## Begin

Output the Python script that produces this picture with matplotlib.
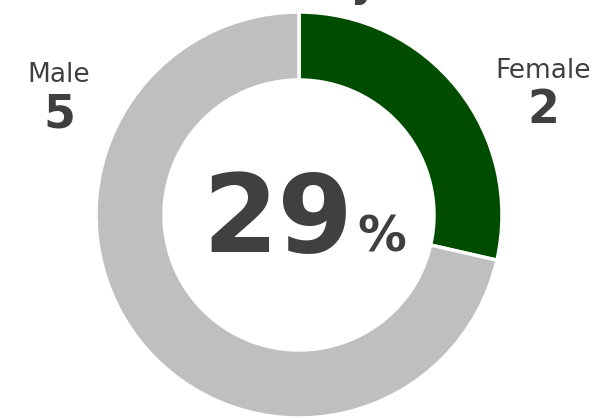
import matplotlib.pyplot as plt

labels = ["Female", "Male"]
counts = [2, 5]
colors = ["#004d00", "#bfbfbf"]
title = "Gender Diversity"

share = round(100 * counts[0] / sum(counts))

fig = plt.figure(figsize=(6.16, 4.18), dpi=100)
ax = fig.add_axes([0, 0, 1, 1])

# donut, female slice starting at 12 o'clock going clockwise
# (y axis is flipped below, so angles run the other way round)
ax.pie(counts, colors=colors, startangle=-90, counterclock=True,
       center=(299, 215), radius=203, frame=True,
       wedgeprops=dict(width=68, edgecolor="white", linewidth=2.5))
ax.set_xlim(0, 616)
ax.set_ylim(418, 0)
ax.set_aspect("equal")
ax.axis("off")

txt = "#404040"
ax.text(378, -4, title, ha="right", va="baseline", fontsize=30,
        fontweight="bold", color=txt)

# category labels
ax.text(59, 82, labels[1], ha="center", va="baseline", fontsize=19, color=txt)
ax.text(59, 127, str(counts[1]), ha="center", va="baseline", fontsize=33,
        fontweight="bold", color=txt)
ax.text(543, 78, labels[0], ha="center", va="baseline", fontsize=19, color=txt)
ax.text(543, 123, str(counts[0]), ha="center", va="baseline", fontsize=33,
        fontweight="bold", color=txt)

# centre percentage
ax.text(353, 252, str(share), ha="right", va="baseline", fontsize=78,
        fontweight="bold", color=txt)
ax.text(357, 252, "%", ha="left", va="baseline", fontsize=35,
        fontweight="bold", color=txt)

fig.savefig("out.png", dpi=100)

## End

The exercise: Produce an exact copy of each line of data, skipping embedded images.

Correct response:
Output the Python script that produces this picture with matplotlib.
import matplotlib.pyplot as plt

labels = ["Female", "Male"]
counts = [2, 5]
colors = ["#004d00", "#bfbfbf"]
title = "Gender Diversity"

share = round(100 * counts[0] / sum(counts))

fig = plt.figure(figsize=(6.16, 4.18), dpi=100)
ax = fig.add_axes([0, 0, 1, 1])

# donut, female slice starting at 12 o'clock going clockwise
# (y axis is flipped below, so angles run the other way round)
ax.pie(counts, colors=colors, startangle=-90, counterclock=True,
       center=(299, 215), radius=203, frame=True,
       wedgeprops=dict(width=68, edgecolor="white", linewidth=2.5))
ax.set_xlim(0, 616)
ax.set_ylim(418, 0)
ax.set_aspect("equal")
ax.axis("off")

txt = "#404040"
ax.text(378, -4, title, ha="right", va="baseline", fontsize=30,
        fontweight="bold", color=txt)

# category labels
ax.text(59, 82, labels[1], ha="center", va="baseline", fontsize=19, color=txt)
ax.text(59, 127, str(counts[1]), ha="center", va="baseline", fontsize=33,
        fontweight="bold", color=txt)
ax.text(543, 78, labels[0], ha="center", va="baseline", fontsize=19, color=txt)
ax.text(543, 123, str(counts[0]), ha="center", va="baseline", fontsize=33,
        fontweight="bold", color=txt)

# centre percentage
ax.text(353, 252, str(share), ha="right", va="baseline", fontsize=78,
        fontweight="bold", color=txt)
ax.text(357, 252, "%", ha="left", va="baseline", fontsize=35,
        fontweight="bold", color=txt)

fig.savefig("out.png", dpi=100)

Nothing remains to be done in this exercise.